%%
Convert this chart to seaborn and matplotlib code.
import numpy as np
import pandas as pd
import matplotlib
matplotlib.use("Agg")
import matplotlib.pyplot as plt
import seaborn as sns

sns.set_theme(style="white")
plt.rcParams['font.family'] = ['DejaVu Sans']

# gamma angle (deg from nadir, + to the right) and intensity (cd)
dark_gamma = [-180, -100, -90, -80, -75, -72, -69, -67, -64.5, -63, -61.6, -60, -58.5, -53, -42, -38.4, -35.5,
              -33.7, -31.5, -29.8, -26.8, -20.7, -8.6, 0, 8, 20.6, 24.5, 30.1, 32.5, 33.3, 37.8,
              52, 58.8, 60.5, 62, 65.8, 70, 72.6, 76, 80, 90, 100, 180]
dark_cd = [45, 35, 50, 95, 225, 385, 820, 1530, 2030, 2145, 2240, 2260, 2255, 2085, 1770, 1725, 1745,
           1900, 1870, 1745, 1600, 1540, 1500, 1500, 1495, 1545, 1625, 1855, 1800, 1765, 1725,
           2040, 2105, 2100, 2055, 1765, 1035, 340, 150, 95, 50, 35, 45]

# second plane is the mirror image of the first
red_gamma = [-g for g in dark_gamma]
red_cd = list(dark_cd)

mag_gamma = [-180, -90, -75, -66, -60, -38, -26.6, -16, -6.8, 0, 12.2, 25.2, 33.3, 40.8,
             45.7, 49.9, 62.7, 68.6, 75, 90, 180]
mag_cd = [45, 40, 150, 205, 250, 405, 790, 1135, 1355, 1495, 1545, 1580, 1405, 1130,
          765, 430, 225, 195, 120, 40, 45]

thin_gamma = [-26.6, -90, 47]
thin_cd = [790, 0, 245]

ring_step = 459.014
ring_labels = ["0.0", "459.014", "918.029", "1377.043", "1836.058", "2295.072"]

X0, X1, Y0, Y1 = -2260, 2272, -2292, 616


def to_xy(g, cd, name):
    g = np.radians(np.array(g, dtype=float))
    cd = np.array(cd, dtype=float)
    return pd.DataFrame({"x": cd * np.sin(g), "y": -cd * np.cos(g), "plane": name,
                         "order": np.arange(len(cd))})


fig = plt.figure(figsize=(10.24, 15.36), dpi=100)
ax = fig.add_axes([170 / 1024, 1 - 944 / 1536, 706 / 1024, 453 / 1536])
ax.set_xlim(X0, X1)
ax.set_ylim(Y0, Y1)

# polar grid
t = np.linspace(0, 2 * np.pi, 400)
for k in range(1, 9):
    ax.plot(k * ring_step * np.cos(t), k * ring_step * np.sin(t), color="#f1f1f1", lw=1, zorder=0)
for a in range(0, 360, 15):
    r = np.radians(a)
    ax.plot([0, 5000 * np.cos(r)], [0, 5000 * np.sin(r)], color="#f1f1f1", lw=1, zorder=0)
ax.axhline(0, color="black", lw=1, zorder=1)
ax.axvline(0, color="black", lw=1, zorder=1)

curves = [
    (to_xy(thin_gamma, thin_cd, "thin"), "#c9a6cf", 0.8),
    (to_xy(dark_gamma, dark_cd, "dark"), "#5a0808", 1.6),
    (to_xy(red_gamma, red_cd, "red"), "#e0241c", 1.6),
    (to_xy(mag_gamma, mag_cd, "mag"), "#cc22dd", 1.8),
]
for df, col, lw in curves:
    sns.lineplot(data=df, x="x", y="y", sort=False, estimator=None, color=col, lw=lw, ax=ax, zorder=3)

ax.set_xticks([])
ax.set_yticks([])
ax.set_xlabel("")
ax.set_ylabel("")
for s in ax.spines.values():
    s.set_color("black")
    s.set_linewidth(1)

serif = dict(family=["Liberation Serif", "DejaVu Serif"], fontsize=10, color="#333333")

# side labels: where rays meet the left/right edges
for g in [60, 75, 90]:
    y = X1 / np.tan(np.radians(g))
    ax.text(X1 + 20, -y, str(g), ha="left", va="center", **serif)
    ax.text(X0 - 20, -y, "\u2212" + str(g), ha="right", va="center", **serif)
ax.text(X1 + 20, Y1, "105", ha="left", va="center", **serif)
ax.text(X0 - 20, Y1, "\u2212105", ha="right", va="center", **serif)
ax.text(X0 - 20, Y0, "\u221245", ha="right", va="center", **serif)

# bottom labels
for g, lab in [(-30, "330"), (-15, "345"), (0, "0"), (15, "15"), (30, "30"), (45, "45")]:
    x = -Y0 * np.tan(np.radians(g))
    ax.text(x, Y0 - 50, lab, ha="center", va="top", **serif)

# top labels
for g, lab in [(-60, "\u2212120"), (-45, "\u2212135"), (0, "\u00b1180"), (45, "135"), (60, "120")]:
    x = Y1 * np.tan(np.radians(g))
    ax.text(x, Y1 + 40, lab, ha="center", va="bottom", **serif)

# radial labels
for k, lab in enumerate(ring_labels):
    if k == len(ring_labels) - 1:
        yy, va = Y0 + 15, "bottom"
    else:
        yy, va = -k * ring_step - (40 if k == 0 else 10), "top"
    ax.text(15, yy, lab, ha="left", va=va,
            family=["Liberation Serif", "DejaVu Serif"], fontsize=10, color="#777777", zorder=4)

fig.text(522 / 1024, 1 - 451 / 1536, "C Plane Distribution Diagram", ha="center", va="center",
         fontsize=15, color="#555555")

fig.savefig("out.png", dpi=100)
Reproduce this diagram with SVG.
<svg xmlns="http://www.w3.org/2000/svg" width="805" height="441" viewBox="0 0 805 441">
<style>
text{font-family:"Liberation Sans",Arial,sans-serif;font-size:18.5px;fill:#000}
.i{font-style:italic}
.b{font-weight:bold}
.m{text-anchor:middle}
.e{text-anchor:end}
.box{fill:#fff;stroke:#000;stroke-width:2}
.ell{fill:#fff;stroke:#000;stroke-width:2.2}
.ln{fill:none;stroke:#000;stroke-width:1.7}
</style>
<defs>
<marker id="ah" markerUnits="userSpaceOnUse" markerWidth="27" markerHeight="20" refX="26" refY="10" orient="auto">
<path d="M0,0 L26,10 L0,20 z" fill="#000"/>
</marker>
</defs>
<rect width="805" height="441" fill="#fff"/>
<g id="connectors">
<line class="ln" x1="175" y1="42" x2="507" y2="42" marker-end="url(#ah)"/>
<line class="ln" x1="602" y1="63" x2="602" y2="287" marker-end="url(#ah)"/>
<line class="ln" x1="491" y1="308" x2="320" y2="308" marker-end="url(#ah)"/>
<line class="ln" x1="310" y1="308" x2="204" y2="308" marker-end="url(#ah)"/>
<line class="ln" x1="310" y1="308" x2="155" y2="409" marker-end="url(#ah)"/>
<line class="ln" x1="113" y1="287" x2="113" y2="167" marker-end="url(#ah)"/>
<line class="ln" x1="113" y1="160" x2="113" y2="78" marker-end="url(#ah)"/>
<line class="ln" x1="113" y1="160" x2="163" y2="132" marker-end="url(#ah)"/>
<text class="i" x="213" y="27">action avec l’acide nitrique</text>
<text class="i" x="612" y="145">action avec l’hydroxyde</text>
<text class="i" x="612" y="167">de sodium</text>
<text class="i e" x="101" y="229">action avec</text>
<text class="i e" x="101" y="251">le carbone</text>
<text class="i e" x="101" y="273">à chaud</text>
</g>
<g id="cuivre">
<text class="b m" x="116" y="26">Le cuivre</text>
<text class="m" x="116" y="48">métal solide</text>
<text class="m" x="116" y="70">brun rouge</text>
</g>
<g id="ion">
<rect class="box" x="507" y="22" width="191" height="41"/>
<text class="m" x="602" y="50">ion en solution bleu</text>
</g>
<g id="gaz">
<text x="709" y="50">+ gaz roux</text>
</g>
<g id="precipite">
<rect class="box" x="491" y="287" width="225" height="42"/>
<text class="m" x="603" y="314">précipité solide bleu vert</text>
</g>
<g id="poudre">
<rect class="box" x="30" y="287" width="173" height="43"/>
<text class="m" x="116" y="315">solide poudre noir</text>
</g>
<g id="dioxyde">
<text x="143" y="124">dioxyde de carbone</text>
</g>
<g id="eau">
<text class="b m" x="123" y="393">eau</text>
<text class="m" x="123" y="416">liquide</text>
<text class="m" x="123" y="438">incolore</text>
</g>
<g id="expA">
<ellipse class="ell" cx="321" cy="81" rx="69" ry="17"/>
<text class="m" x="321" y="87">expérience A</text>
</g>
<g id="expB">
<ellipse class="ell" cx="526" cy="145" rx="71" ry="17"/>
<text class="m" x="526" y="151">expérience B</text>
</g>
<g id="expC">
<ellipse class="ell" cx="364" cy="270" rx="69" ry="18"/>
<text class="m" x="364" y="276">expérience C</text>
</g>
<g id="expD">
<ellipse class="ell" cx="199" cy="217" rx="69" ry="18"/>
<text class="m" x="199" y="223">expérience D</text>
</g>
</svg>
%%
DIRECTIVE ::
Above are the entries; repeat their lines exactly, from the first through the one that contains "red_cd = list(dark_cd)".

SOLUTION TO THE EXERCISE ::
Convert this chart to seaborn and matplotlib code.
import numpy as np
import pandas as pd
import matplotlib
matplotlib.use("Agg")
import matplotlib.pyplot as plt
import seaborn as sns

sns.set_theme(style="white")
plt.rcParams['font.family'] = ['DejaVu Sans']

# gamma angle (deg from nadir, + to the right) and intensity (cd)
dark_gamma = [-180, -100, -90, -80, -75, -72, -69, -67, -64.5, -63, -61.6, -60, -58.5, -53, -42, -38.4, -35.5,
              -33.7, -31.5, -29.8, -26.8, -20.7, -8.6, 0, 8, 20.6, 24.5, 30.1, 32.5, 33.3, 37.8,
              52, 58.8, 60.5, 62, 65.8, 70, 72.6, 76, 80, 90, 100, 180]
dark_cd = [45, 35, 50, 95, 225, 385, 820, 1530, 2030, 2145, 2240, 2260, 2255, 2085, 1770, 1725, 1745,
           1900, 1870, 1745, 1600, 1540, 1500, 1500, 1495, 1545, 1625, 1855, 1800, 1765, 1725,
           2040, 2105, 2100, 2055, 1765, 1035, 340, 150, 95, 50, 35, 45]

# second plane is the mirror image of the first
red_gamma = [-g for g in dark_gamma]
red_cd = list(dark_cd)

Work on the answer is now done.